Crawford is close to the source of the River Clyde and the A74(M) motorway, 50 mi southeast of Glasgow and 53 mi northwest of Carlisle. It has a population of around 300 people and a school.

==History==
The village is close to an old Roman road and has links with Sir William Wallace (see Crawford Castle). Recent archaeological excavations have shown that this was the site of a Roman fort between 80 and 140 AD, housing perhaps 300 soldiers.

Crawford is also said to be one of the most haunted villages in Scotland. The old Post Horn Inn, which dated from the 1400s and was made larger around 1744, was the 8th stop from Edinburgh to London, having accommodated important clients as noted in a book about the property.
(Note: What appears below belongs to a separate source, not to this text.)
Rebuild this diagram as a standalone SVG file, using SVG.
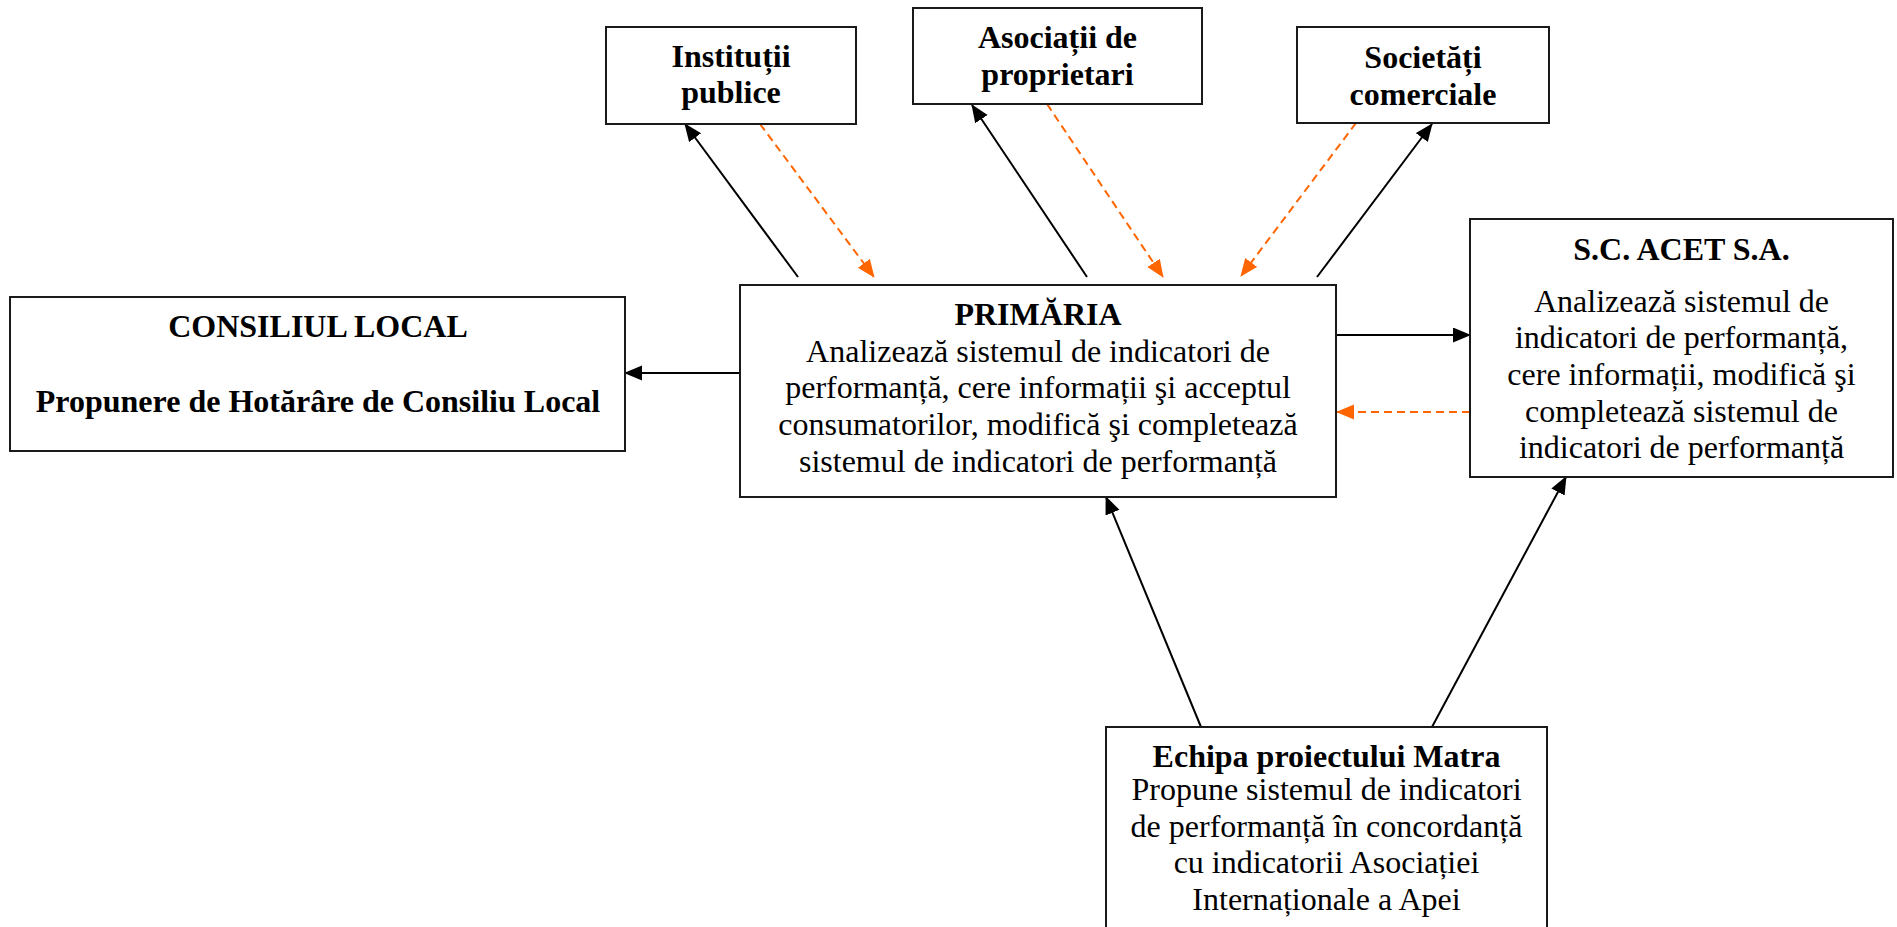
<svg xmlns="http://www.w3.org/2000/svg" width="1897" height="927" viewBox="0 0 1897 927">
<style>
.box{fill:#fff;stroke:#1a1a1a;stroke-width:2}
text{font-family:"Liberation Serif","Times New Roman",serif;font-size:32px;fill:#000;text-anchor:middle}
.b{font-weight:bold}
.blk{stroke:#000;stroke-width:2;fill:none}
.org{stroke:#FF6600;stroke-width:2;fill:none;stroke-dasharray:8 5}
</style>
<defs>
<marker id="ab" markerUnits="userSpaceOnUse" markerWidth="18" markerHeight="16" refX="17" refY="7.5" orient="auto">
<path d="M0,0 L18,7.5 L0,15 z" fill="#000"/>
</marker>
<marker id="ao" markerUnits="userSpaceOnUse" markerWidth="18" markerHeight="16" refX="17" refY="7.5" orient="auto">
<path d="M0,0 L18,7.5 L0,15 z" fill="#FF6600"/>
</marker>
</defs>
<rect width="1897" height="927" fill="#fff"/>
<g id="connectors">
<line class="blk" x1="798" y1="277" x2="685" y2="124" marker-end="url(#ab)"/>
<line class="org" x1="760" y1="124" x2="874" y2="277" marker-end="url(#ao)"/>
<line class="blk" x1="1087" y1="277" x2="972" y2="105" marker-end="url(#ab)"/>
<line class="org" x1="1047" y1="104" x2="1163" y2="277" marker-end="url(#ao)"/>
<line class="blk" x1="1317" y1="277" x2="1432" y2="124" marker-end="url(#ab)"/>
<line class="org" x1="1356" y1="123" x2="1241" y2="276" marker-end="url(#ao)"/>
<line class="blk" x1="740" y1="373" x2="625" y2="373" marker-end="url(#ab)"/>
<line class="blk" x1="1336" y1="335" x2="1470" y2="335" marker-end="url(#ab)"/>
<line class="org" x1="1470" y1="412" x2="1337" y2="412" marker-end="url(#ao)"/>
<line class="blk" x1="1201" y1="727" x2="1106" y2="497" marker-end="url(#ab)"/>
<line class="blk" x1="1432" y1="727" x2="1566" y2="477" marker-end="url(#ab)"/>
</g>
<g id="institutii">
<rect class="box" x="606" y="27" width="250" height="97"/>
<text class="b" x="731" y="67">Instituții</text>
<text class="b" x="731" y="103">publice</text>
</g>
<g id="asociatii">
<rect class="box" x="913" y="8" width="289" height="96"/>
<text class="b" x="1057.5" y="48">Asociații de</text>
<text class="b" x="1057.5" y="85">proprietari</text>
</g>
<g id="societati">
<rect class="box" x="1297" y="27" width="252" height="96"/>
<text class="b" x="1423" y="68">Societăți</text>
<text class="b" x="1423" y="105">comerciale</text>
</g>
<g id="consiliu">
<rect class="box" x="10" y="297" width="615" height="154"/>
<text class="b" x="318" y="337">CONSILIUL LOCAL</text>
<text class="b" x="318" y="412">Propunere de Hotărâre de Consiliu Local</text>
</g>
<g id="primaria">
<rect class="box" x="740" y="285" width="596" height="212"/>
<text class="b" x="1038" y="325">PRIMĂRIA</text>
<text x="1038" y="362">Analizează sistemul de indicatori de</text>
<text x="1038" y="398">performanță, cere informații şi acceptul</text>
<text x="1038" y="435">consumatorilor, modifică şi completează</text>
<text x="1038" y="472">sistemul de indicatori de performanță</text>
</g>
<g id="acet">
<rect class="box" x="1470" y="219" width="423" height="258"/>
<text class="b" x="1681.5" y="260">S.C. ACET S.A.</text>
<text x="1681.5" y="312">Analizează sistemul de</text>
<text x="1681.5" y="348">indicatori de performanță,</text>
<text x="1681.5" y="385">cere informații, modifică şi</text>
<text x="1681.5" y="422">completează sistemul de</text>
<text x="1681.5" y="458">indicatori de performanță</text>
</g>
<g id="echipa">
<rect class="box" x="1106" y="727" width="441" height="220"/>
<text class="b" x="1326.5" y="767">Echipa proiectului Matra</text>
<text x="1326.5" y="800">Propune sistemul de indicatori</text>
<text x="1326.5" y="837">de performanță în concordanță</text>
<text x="1326.5" y="873">cu indicatorii Asociației</text>
<text x="1326.5" y="910">Internaționale a Apei</text>
</g>
</svg>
The Inn, now closed as a public house and hotel, is said to have been haunted by three ghosts. One was said to be a young girl, who was accidentally killed by a coach in the Main Street and who was the daughter of a former innkeeper. Her apparition had allegedly been seen in the dining room, which had originally been the stables, it is said that she was responsible for the movement of chairs around the room and the ghostly sound of her singing to herself. Another alleged phantom was reportedly that of a coachman who wore a dark cloak and it was believed by the locals that he had died in 1805. A third ghostly sighting was that of a five-year-old girl who was said to have been hanged for stealing bread. Ghostly Roman legionaries are also said to have been seen marching up the Main Street of Crawford. Various reports described them as only being seen from the knees up as the level of the road in Roman times was much lower than it currently is today.